– Да, он меня создал, – проговорила Кора, и перед ее глазами, точно дымок от потушенной свечи, поплыли воспоминания.
Ей было семнадцать лет, она жила с отцом в доме над городом, мать ее давно умерла, но при жизни позаботилась о том, чтобы дочь не обрекли учиться лишь вышиванию да французскому языку. Отец Коры не знал, как распорядиться своим довольно скромным состоянием; арендаторы относились к нему доброжелательно, но без уважения. В один прекрасный день он уехал по делам, вернулся с Майклом Сиборном и с гордостью представил ему дочь. Кора встретила их босая, с латинской фразой на устах. Гость взял ее руку в свою, рассмотрел, попенял за сломанный ноготь. С тех пор он наведывался не раз, и наконец его визитов стали ждать. Он привозил ей брошюрки и бессмысленные сувениры и дразнил ее: большим пальцем гладил ладонь, так что кожа зудела и все существо Коры, казалось, устремлялось в ту единственную точку, которой касался его палец. В его присутствии Хэмпстедские пруды, скворцы на закате, раздвоенные отпечатки овечьих копыт в грязи – все казалось ничтожным, унылым. Кора стала стыдиться своей просторной неопрятной одежды и неубранных волос.

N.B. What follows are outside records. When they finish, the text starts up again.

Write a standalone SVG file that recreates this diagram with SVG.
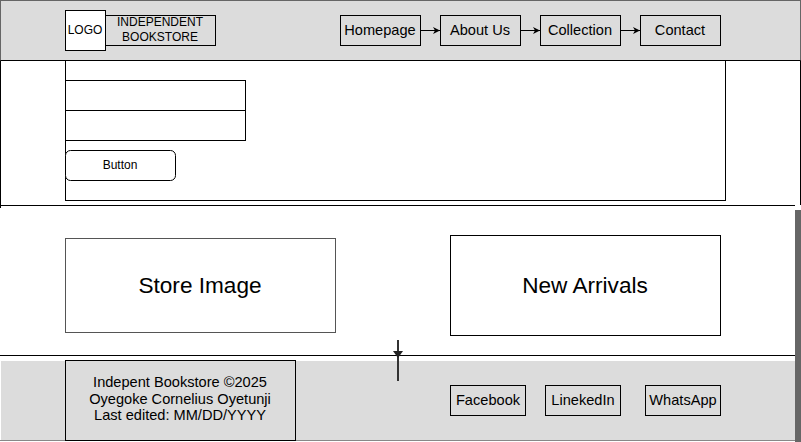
<svg xmlns="http://www.w3.org/2000/svg" width="801" height="442" viewBox="0 0 801 442">
<style>
text{font-family:"Liberation Sans",Arial,sans-serif;fill:#000;text-anchor:middle;dominant-baseline:central}
.b{stroke:#000;stroke-width:1}
.g{fill:#dcdcdc}
.w{fill:#fff}
.f14{font-size:14.6px}
.f12{font-size:12px}
.f22{font-size:22.6px}
</style>
<defs>
<marker id="ah" markerWidth="8" markerHeight="8" refX="7" refY="4" orient="auto" markerUnits="userSpaceOnUse">
<path d="M0,0.5 L7,4 L0,7.5 L2,4 Z" fill="#000"/>
</marker>
</defs>
<rect width="801" height="442" fill="#fff"/>
<g id="header"><rect x="0.5" y="0.5" width="800" height="60" class="g" stroke="#666"/></g>
<g id="content"><path d="M0.5,208 V60.5 H800.5 V205" class="w b"/><line x1="0" y1="205.5" x2="795" y2="205.5" stroke="#000"/></g>
<g id="main"><line x1="0" y1="355.5" x2="795" y2="355.5" stroke="#000"/></g>
<g id="footer"><rect x="1" y="361" width="794" height="79" class="g"/><line x1="0" y1="440.5" x2="795" y2="440.5" stroke="#888"/></g>
<g id="scrollbar"><rect x="795" y="210" width="6" height="232" fill="#666"/></g>
<g id="content-box"><rect x="65.5" y="60.5" width="660" height="140" fill="none" class="b"/></g>
<g id="input1"><rect x="65.5" y="80.5" width="180" height="30" class="w b"/></g>
<g id="input2"><rect x="65.5" y="110.5" width="180" height="30" class="w b"/></g>
<g id="button"><rect x="65.5" y="150.5" width="110" height="30" rx="5" class="w b"/><text x="120" y="165" class="f12">Button</text></g>
<g id="logo"><rect x="65.5" y="10.5" width="40" height="40" class="w b"/><text x="85" y="30" class="f12">LOGO</text></g>
<g id="brand"><rect x="105.5" y="15.5" width="110" height="30" class="g b"/><text x="160" y="22" class="f12">INDEPENDENT</text><text x="160" y="37" class="f12">BOOKSTORE</text></g>
<g id="nav-home"><rect x="340.5" y="15.5" width="80" height="30" class="g b"/><text x="380" y="30" class="f14">Homepage</text></g>
<g id="nav-about"><rect x="440.5" y="15.5" width="80" height="30" class="g b"/><text x="480" y="30" class="f14">About Us</text></g>
<g id="nav-collection"><rect x="540.5" y="15.5" width="80" height="30" class="g b"/><text x="580" y="30" class="f14">Collection</text></g>
<g id="nav-contact"><rect x="640.5" y="15.5" width="80" height="30" class="g b"/><text x="680" y="30" class="f14">Contact</text></g>
<g id="store-image"><rect x="65.5" y="238.5" width="270" height="94" class="w" stroke="#555"/><text x="200" y="285" class="f22">Store Image</text></g>
<g id="new-arrivals"><rect x="450.5" y="235.5" width="270" height="100" class="w b"/><text x="585" y="285" class="f22">New Arrivals</text></g>
<g id="footer-info"><rect x="65.5" y="360.5" width="230" height="80" class="g b"/><text x="180" y="382" class="f14">Indepent Bookstore ©2025</text><text x="180" y="399" class="f14">Oyegoke Cornelius Oyetunji</text><text x="180" y="415" class="f14">Last edited: MM/DD/YYYY</text></g>
<g id="facebook"><rect x="450.5" y="385.5" width="75" height="30" class="g b"/><text x="488" y="400" class="f14">Facebook</text></g>
<g id="linkedin"><rect x="545.5" y="385.5" width="75" height="30" class="g b"/><text x="583" y="400" class="f14">LinekedIn</text></g>
<g id="whatsapp"><rect x="645.5" y="385.5" width="75" height="30" class="g b"/><text x="683" y="400" class="f14">WhatsApp</text></g>
<g id="connectors" fill="none">
<line x1="421" y1="30.5" x2="440" y2="30.5" stroke="#000" marker-end="url(#ah)"/>
<line x1="521" y1="30.5" x2="540" y2="30.5" stroke="#000" marker-end="url(#ah)"/>
<line x1="621" y1="30.5" x2="640" y2="30.5" stroke="#000" marker-end="url(#ah)"/>
<line x1="398" y1="340" x2="398" y2="381" stroke="#333" stroke-width="2"/>
<path d="M393,351 L403,351 L398,358 Z" fill="#222"/>
</g>
</svg>
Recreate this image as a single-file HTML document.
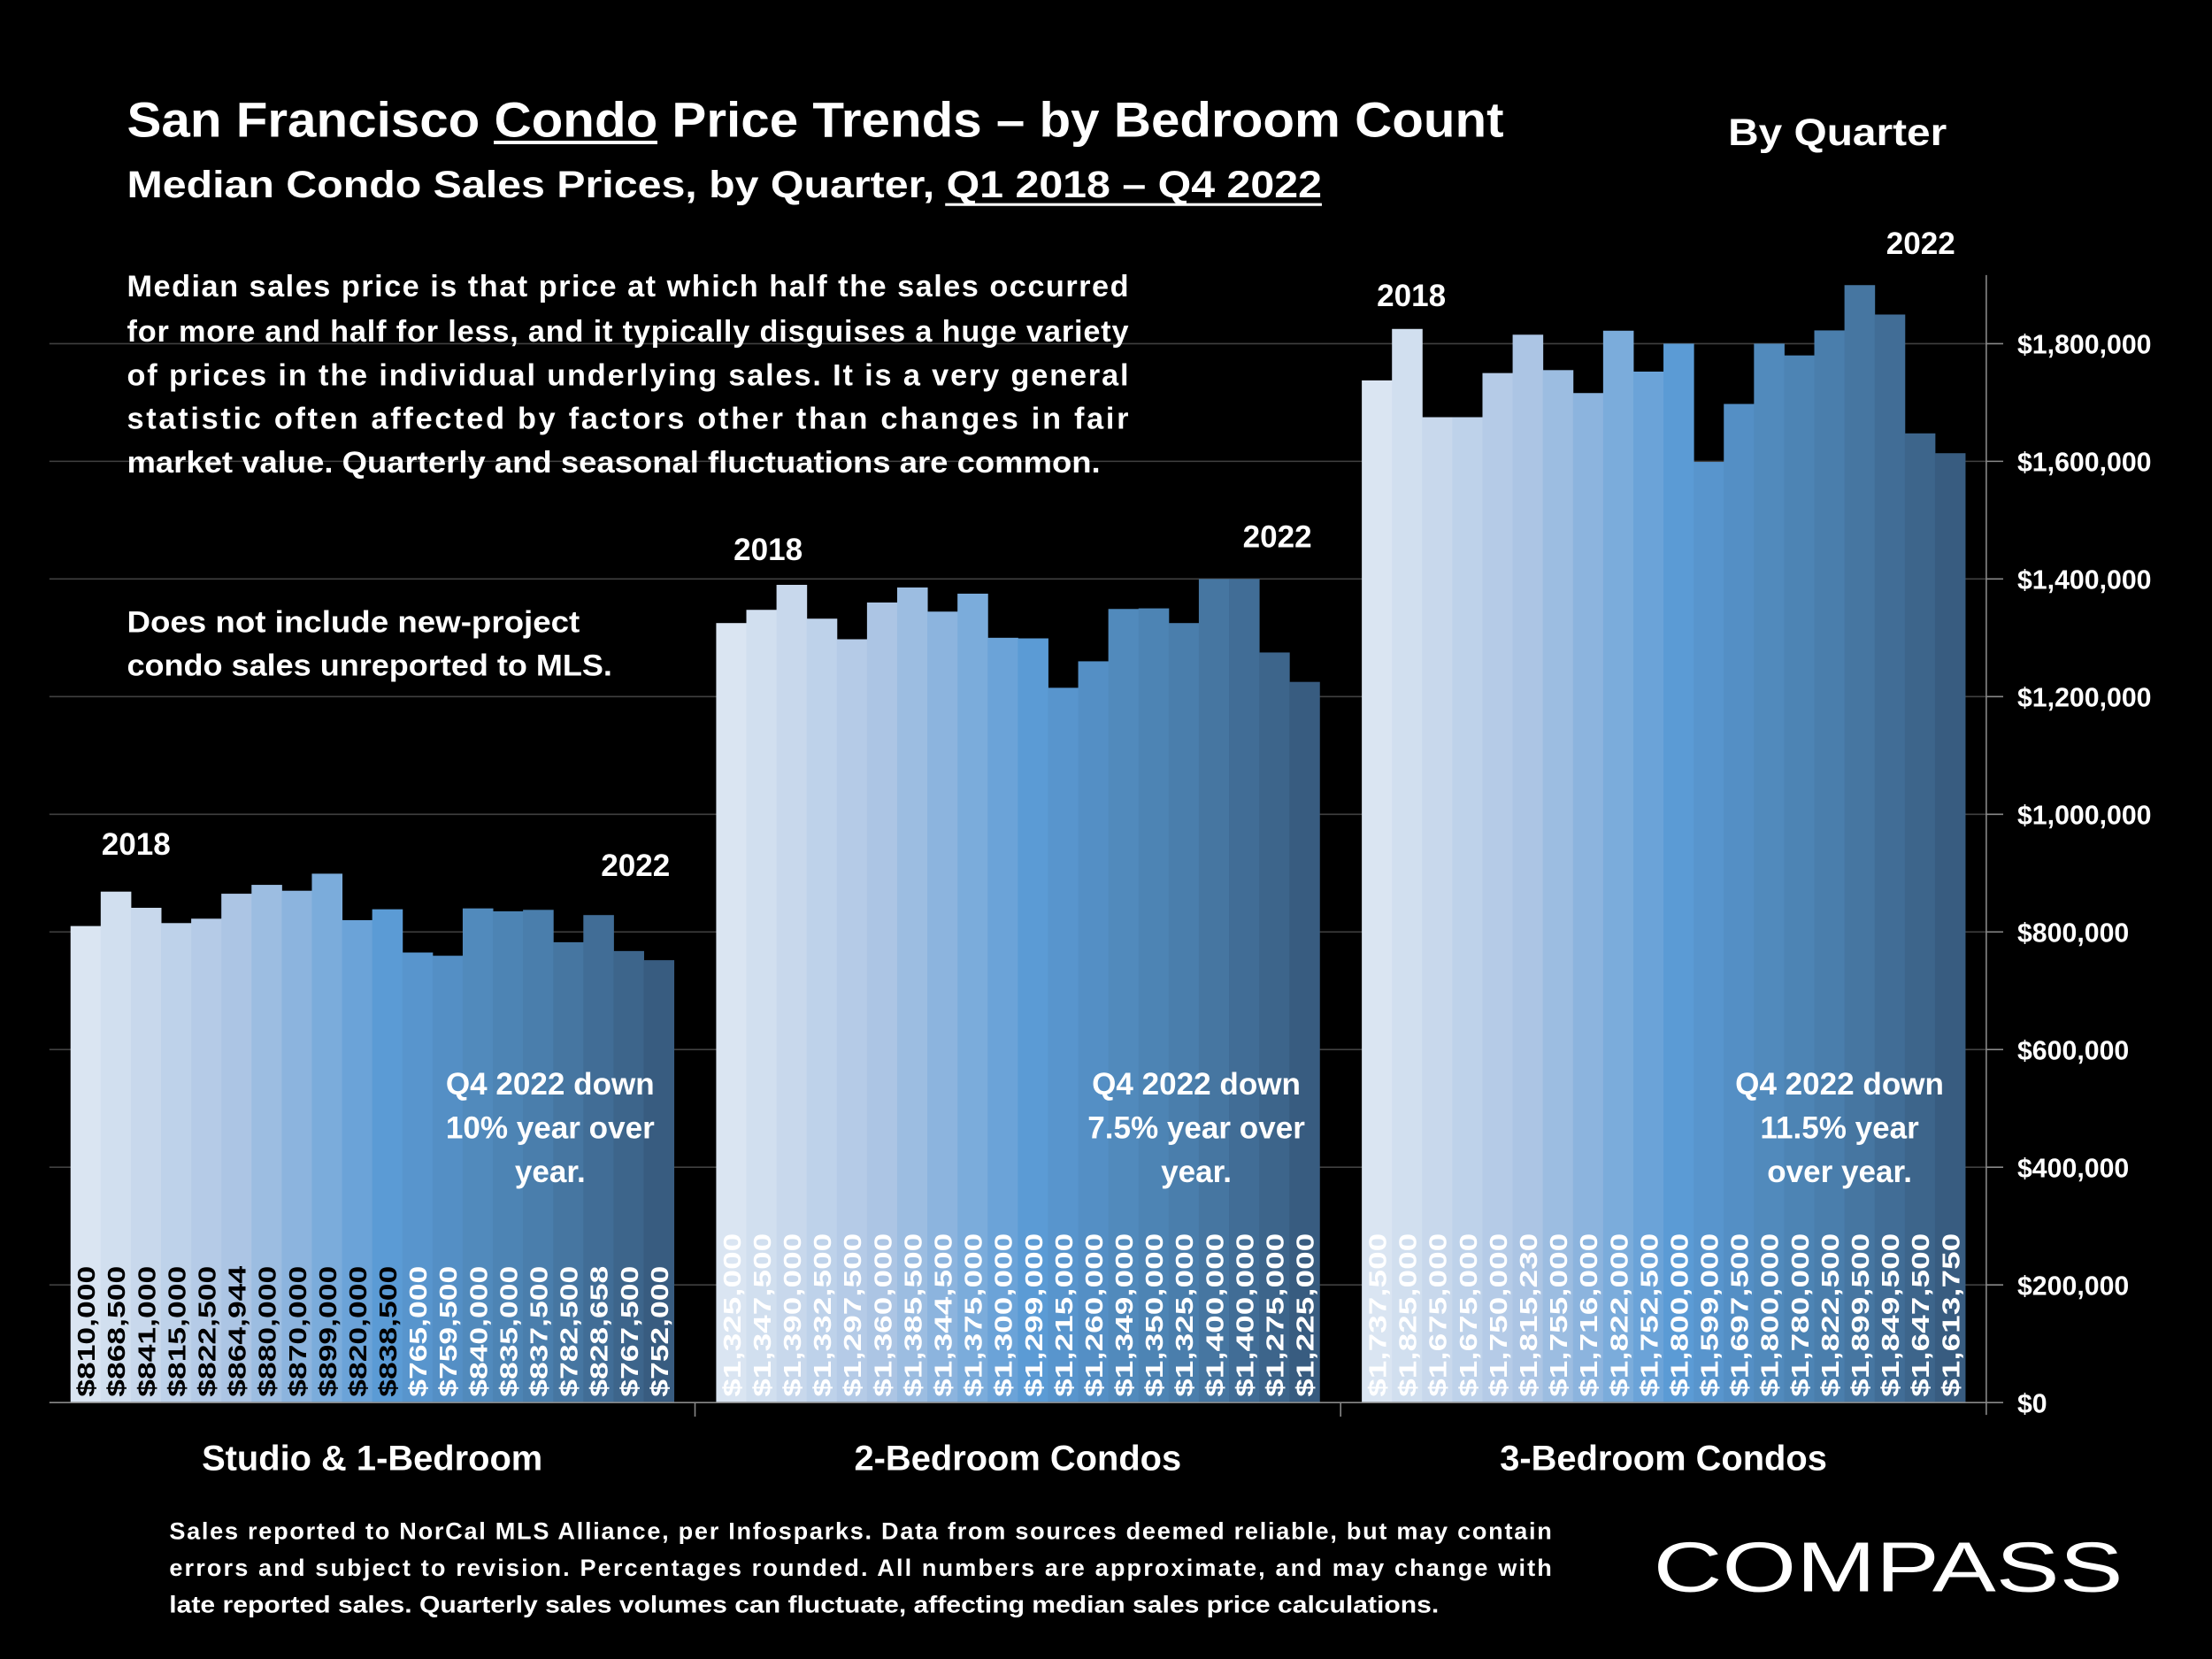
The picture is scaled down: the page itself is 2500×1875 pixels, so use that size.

Однажды он сказал ей: «В Японии разбитую глиняную посуду склеивают расплавленным золотом. Как было бы чудесно, если бы я мог вас разбить, а после исцелить ваши раны золотом». Но ей тогда было семнадцать, ее защищала броня молодости, и Кора не почувствовала опасности, она лишь рассмеялась, а за ней и Майкл. В свой девятнадцатый день рождения она сменила пение птиц на веера из перьев, сверчков в высокой траве – на блестящий жакет в мушиных крыльях; стан ее сдавливал китовый ус, пронзала слоновая кость, в волосы был воткнут черепаховый гребень. Говорила она медленно, чтобы скрыть заиканье, гулять не ходила. Он подарил ей золотое кольцо, которое оказалось мало, а годом позже другое, еще меньше.
Из задумчивости вдову вывели шаги над головой – медленные и размеренные, как тиканье часов. «Фрэнсис», – произнесла Кора и смолкла в ожидании.
За год до смерти отца и приблизительно за полгода до того, как болезнь впервые дала о себе знать (опухоль в горле помешала за завтраком проглотить кусок поджаренного хлеба), Фрэнсиса Сиборна переселили в комнату на четвертом этаже, в самом дальнем конце коридора.
Отец едва ли выказал бы интерес к домашним хлопотам, даже если в тот день ему не пришлось бы проводить в парламенте закон о жилье. Решение приняли мама и Марта, которую взяли к Фрэнсису няней, когда он был грудным младенцем; с тех пор она, по ее выражению, «все никак не поспевала уволиться». Обе женщины полагали, что мальчика лучше держать подальше, поскольку он частенько бродил по ночам и пытался выйти в дверь, а раз-другой – и в окно. Фрэнсис никогда не просил попить, не искал утешения, как обычный ребенок, просто стоял на пороге, сжимая в кулачке один из своих талисманов, пока тревога не вынуждала няню поднять голову от подушки.